The major difference being that you for the second flow, the IBAN needs to be collected by other means, either you can collect it yourselves and pass it along in the payment request; or you can use our hosted payment page so the shopper can enter his IBAN.
Does this use the same flows as the option #1, but with the added signature on HPP?
In option #1 we don’t show a screen where the shopper can enter the IBAN, in this option we do, see e.g. the below (note that you can style the Hosted Payment Page can be fully customised in terms of look and feel).

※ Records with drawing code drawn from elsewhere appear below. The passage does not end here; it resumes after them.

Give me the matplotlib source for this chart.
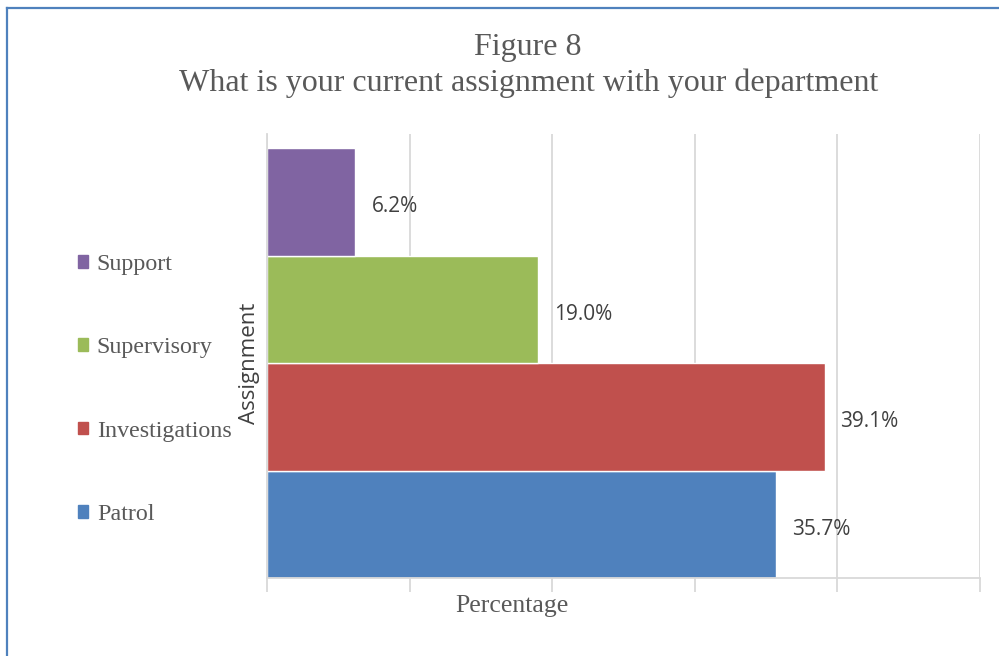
#!/usr/bin/env python3
"""Figure 8 - current assignment with department (horizontal bars, Excel look)"""
import matplotlib
matplotlib.use('Agg')
import matplotlib.pyplot as plt
from matplotlib.lines import Line2D

serif = 'Liberation Serif'
sans = 'Open Sans'
txt = '#595959'
grid_c = '#D9D9D9'

# data (bottom -> top)
categories = ['Patrol', 'Investigations', 'Supervisory', 'Support']
values = [35.7, 39.1, 19.0, 6.2]
colors = ['#4F81BD', '#C0504D', '#9BBB59', '#8064A2']
x_ticks = [0, 10, 20, 30, 40, 50]

W, H = 999, 656
fig = plt.figure(figsize=(W / 100, H / 100), dpi=100)
fig.patch.set_facecolor('white')

# axes box in pixels
ax_l, ax_r, ax_t, ax_b = 267, 980, 134, 578
ax = fig.add_axes([ax_l / W, 1 - ax_b / H, (ax_r - ax_l) / W, (ax_b - ax_t) / H])

bars = ax.barh(range(len(categories)), values, height=1.0, color=colors,
               edgecolor='white', linewidth=1.0)

for i, v in enumerate(values):
    ax.annotate(f'{v:.1f}%', (v, i), xytext=(11.5, -3.5), textcoords='offset points',
                ha='left', va='center', fontsize=15, family=sans, color='#404040')

ax.set_xlim(x_ticks[0], x_ticks[-1])
ax.set_ylim(-0.5, 3.5 + 14 / 107.5)
ax.set_xticks(x_ticks)
ax.set_xticklabels([])
ax.set_yticks([])
ax.grid(axis='x', color=grid_c, lw=1.3)
ax.set_axisbelow(True)
ax.tick_params(axis='x', length=10, width=1.3, color=grid_c, direction='out')
for s in ['top', 'right']:
    ax.spines[s].set_visible(False)
for s in ['left', 'bottom']:
    ax.spines[s].set_color(grid_c)
    ax.spines[s].set_linewidth(1.3)

# legend on the left, Support on top
handles = [plt.Rectangle((0, 0), 1, 1, color=c) for c in colors][::-1]
leg = fig.legend(handles, categories[::-1], loc='upper left',
                 bbox_to_anchor=(56 / W, 1 - 232 / H), frameon=False,
                 prop={'family': serif, 'size': 17.3}, labelcolor=txt,
                 handlelength=0.45, handleheight=0.45, handletextpad=0.35,
                 labelspacing=2.6)

# titles and axis labels
fig.text(528 / W, 1 - 47 / H, 'Figure 8', ha='center', va='center',
         fontsize=23, family=serif, color=txt)
fig.text(529 / W, 1 - 83 / H, 'What is your current assignment with your department',
         ha='center', va='center', fontsize=23, family=serif, color=txt)
fig.text(512 / W, 1 - 606 / H, 'Percentage', ha='center', va='center',
         fontsize=18.5, family=serif, color=txt)
fig.text(250 / W, 1 - 363 / H, 'Assignment', ha='center', va='center', rotation=90,
         fontsize=16, family=sans, color='#404040')

# blue frame (left + top edge)
bc = '#4F81BD'
fig.add_artist(Line2D([7 / W, 7 / W], [0, 1 - 8 / H], color=bc, lw=1.6,
                      transform=fig.transFigure))
fig.add_artist(Line2D([7 / W, 1], [1 - 8 / H, 1 - 8 / H], color=bc, lw=1.6,
                      transform=fig.transFigure))

fig.savefig('out.png', dpi=100, facecolor='white')
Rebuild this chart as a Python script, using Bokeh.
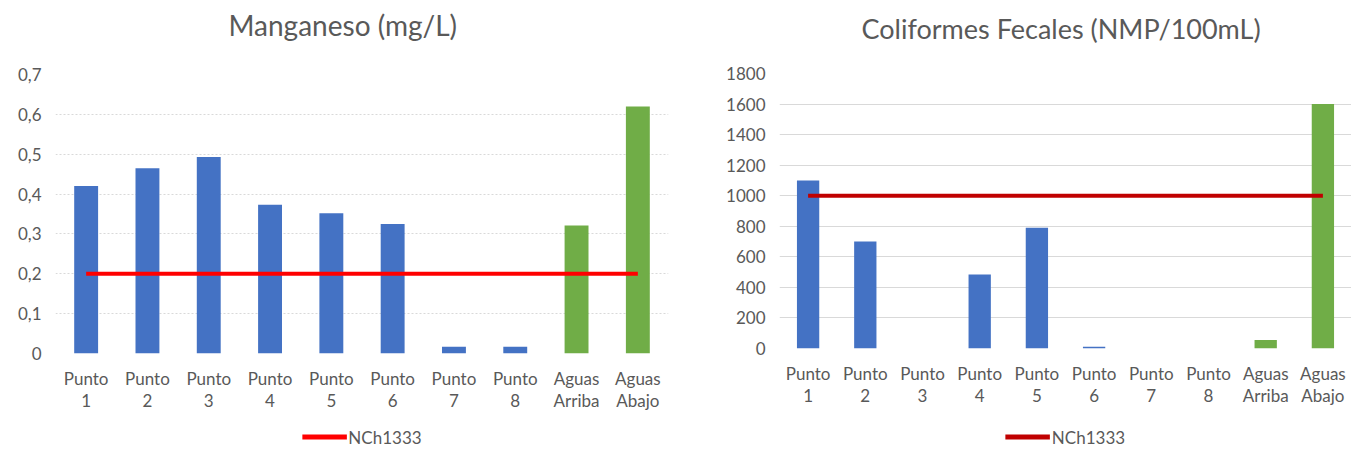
from bokeh.plotting import figure
from bokeh.models import (Range1d, FixedTicker, CustomJSTickFormatter, LinearAxis,
                          Legend, LegendItem, ColumnDataSource, Title)
from bokeh.layouts import row, column
from bokeh.embed import file_html
from bokeh.resources import INLINE

categories = ["Punto 1", "Punto 2", "Punto 3", "Punto 4", "Punto 5", "Punto 6",
              "Punto 7", "Punto 8", "Aguas Arriba", "Aguas Abajo"]
groups = ["punto"] * 8 + ["aguas"] * 2
manganeso = [0.42, 0.465, 0.493, 0.373, 0.352, 0.325, 0.017, 0.017, 0.321, 0.62]
coliformes = [1100, 700, 0, 485, 790, 12, 0, 0, 55, 1600]
mn_limit = 0.2
cf_limit = 1000
mn_ticks = [0, 0.1, 0.2, 0.3, 0.4, 0.5, 0.6, 0.7]
cf_ticks = [0, 200, 400, 600, 800, 1000, 1200, 1400, 1600, 1800]
legend_label = "NCh1333"

FONT = "Lato"
TXT = "#595959"
group_colors = {"punto": "#4472C4", "aguas": "#70AD47"}
positions = list(range(len(categories)))
line1 = {i: c.split(" ")[0] for i, c in enumerate(categories)}
line2 = {i: c.split(" ")[1] for i, c in enumerate(categories)}

MAIN_H = 426
LEG_H = 21


def style_axis(ax, size="17px"):
    ax.axis_line_color = None
    ax.major_tick_line_color = None
    ax.minor_tick_line_color = None
    ax.major_tick_out = 0
    ax.major_tick_in = 0
    ax.major_label_text_font = FONT
    ax.major_label_text_font_size = size
    ax.major_label_text_color = TXT


def make_chart(title, values, limit, ticks, ymax, limit_color, grid_dash,
               width, mb_left, mb_right, mb_top, mb_bottom, title_size, title_x,
               title_gap, legend_center, tick_fmt):
    p = figure(width=width, height=MAIN_H, x_range=Range1d(-0.5, len(categories) - 0.5),
               y_range=Range1d(0, ymax), output_backend="svg", toolbar_location=None,
               x_axis_location=None, y_axis_location=None, title=None,
               min_border_left=mb_left, min_border_right=mb_right,
               min_border_top=mb_top, min_border_bottom=mb_bottom)
    p.outline_line_color = None
    p.background_fill_color = "white"
    p.border_fill_color = "white"

    src = ColumnDataSource(dict(x=positions, val=values,
                                color=[group_colors[g] for g in groups]))
    p.vbar(x="x", top="val", width=0.39, fill_color="color", line_color=None, source=src)
    p.line(x=[positions[0], positions[-1]], y=[limit, limit],
           line_width=4, line_color=limit_color)

    # y axis
    yax = LinearAxis(ticker=FixedTicker(ticks=ticks), formatter=tick_fmt)
    style_axis(yax)
    yax.major_label_standoff = 14
    p.add_layout(yax, "left")

    # x axis: two label rows
    xax1 = LinearAxis(ticker=FixedTicker(ticks=positions), major_label_overrides=line1)
    style_axis(xax1)
    xax1.major_label_standoff = 14
    p.add_layout(xax1, "below")

    xax2 = LinearAxis(ticker=FixedTicker(ticks=positions), major_label_overrides=line2)
    style_axis(xax2)
    xax2.major_label_standoff = -2
    p.add_layout(xax2, "below")

    # invisible spacer axis between the plot area and the title
    gap = LinearAxis(ticker=FixedTicker(ticks=[positions[0]]), axis_line_color=None,
                     major_tick_line_color=None, minor_tick_line_color=None,
                     major_tick_out=title_gap, major_tick_in=0, major_label_standoff=0,
                     major_label_text_font_size="1px", major_label_text_color=None)
    p.add_layout(gap, "above")

    ttl = Title(text=title, align="left", offset=title_x - mb_left, text_font=FONT,
                text_font_size=title_size, text_font_style="normal", text_color=TXT)
    p.add_layout(ttl, "above")

    p.xgrid.grid_line_color = None
    p.ygrid.grid_line_color = "#D9D9D9"
    p.ygrid.grid_line_width = 1
    p.ygrid.ticker = FixedTicker(ticks=ticks)
    if grid_dash:
        p.ygrid.grid_line_dash = grid_dash

    # legend strip below the chart (legend centred in its frame)
    lf = figure(width=width, height=LEG_H, x_range=Range1d(0, 1), y_range=Range1d(-2, -1),
                x_axis_type=None, y_axis_type=None, output_backend="svg",
                toolbar_location=None, min_border=0,
                min_border_left=max(0, 2 * legend_center - width))
    lf.outline_line_color = None
    lf.xgrid.grid_line_color = None
    lf.ygrid.grid_line_color = None
    # same limit series as the chart; lies outside this strip's view, only its legend shows
    ln = lf.line(x=[positions[0], positions[-1]], y=[limit, limit],
                 line_width=5, line_color=limit_color)
    leg = Legend(items=[LegendItem(label=legend_label, renderers=[ln])],
                 orientation="horizontal", location="center")
    leg.border_line_color = None
    leg.background_fill_alpha = 0
    leg.label_text_font = FONT
    leg.label_text_font_size = "17px"
    leg.label_text_color = TXT
    leg.glyph_width = 45
    leg.glyph_height = 16
    leg.label_height = 16
    leg.label_standoff = 2
    leg.padding = 0
    leg.margin = 0
    lf.add_layout(leg)
    return column(p, lf, spacing=0)


mn_fmt = CustomJSTickFormatter(code="return tick == 0 ? '0' : tick.toFixed(1).replace('.', ',');")
cf_fmt = CustomJSTickFormatter(code="return String(Math.round(tick));")

c1 = make_chart("Manganeso (mg/L)", manganeso, mn_limit, mn_ticks, 0.7, "#FF0000", "2 2",
                676, 55, 8, 72, MAIN_H - 353, "28px", 228, 28, 365, mn_fmt)
c2 = make_chart("Coliformes Fecales (NMP/100mL)", coliformes, cf_limit, cf_ticks, 1800, "#C00000", None,
                675, 85, 0, 73, MAIN_H - 348, "27px", 843 - 676, 24, 1065 - 676, cf_fmt)

layout = row(c1, c2, spacing=0)
open("out.html", "w").write(file_html(layout, INLINE))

And another one with the optional “Signature” field:

As I understand, this option is not truly the mandate (because it doesn't get registered by a certified Registration Authority or sent to the bank). Is that correct?
There is no "Registration Authority” involved. We do send the mandate related info (mandate id, creditor id, etc) to the bank as part of the SEPA Direct Debit payments, since these are mandatory fields, but for regular SEPA Direct Debits the actual mandate (incl shopper signature) does not need to be stored by any bank. Note that this is different for the special B2B scheme, which cannot be chargebacked, but requires the debtor (=payer) to register the mandate at their bank before the first charge. This flow doesn’t really fit well in e-commerce (note that the regular scheme can also be used for businesses).
I've heard of advanced electronic signature in Europe, where customer receives an SMS with a unique code that they enter on the mandate signature page. Is there anything like this on the roadmap?
There are a few local initiatives. E.g. in the Netherlands there is a relative new initiative by the Dutch Payment Association (who also own iDEAL). We don’t have concrete plans to integrate with this, because it doesn’t really solve any problem (shopper can still chargeback within the first 8 weeks) and is more expensive than our current solution (iDEAL - option #1 above, which we’d expect to have a much better conversion). The only case where we think it might be interesting is for pure B2B merchants. But, unfortunately there is no pan-European initiative.
I believe there's no real mandate there's also no mandate management (e.g.inactivate or block mandates if the chargeback information indicates that future usage will only result in fines imposed by the Debtor Bank, etc). Please confirm.
Correct; there is no such mandate management. As mentioned before the Debtor bank doesn’t store the mandate themselves, so they cannot deactivate it neither. A shopper can always easily refund any charge and is already informed one-day before collection that the payment is going to happen by their bank. Some specific banks can offer services to block an account from being debited, but for consumer accounts we hardly ever see this, since (esp. in NL, DE, BE and AT) consumers let most their recurring bills (rent, mortgage, telecom, insurance, etc) run via direct debits.
Around chargeback fees: yes, the debtor bank can charge these to us. We see especially higher additional fees from Germany and Austria (due to legacy regulations), but we don’t pass them on to you. Instead this is all blended in our standard chargeback fee.

Event Timeline

@EMartin wondering if we need to revisit this task - perhaps worth breaking out into smaller tasks? Some of this may have also been addressed.

EMartin claimed this task.

@AKanji-WMF I suggest we close this one and refer to this task for the future around direct debit expansion. T324520: SEPA direct debit as mainstream payment method in EU campaigns. This task is dated and ideal was implemented on Adyen since this was written and we no longer want to advance things with Ingenico.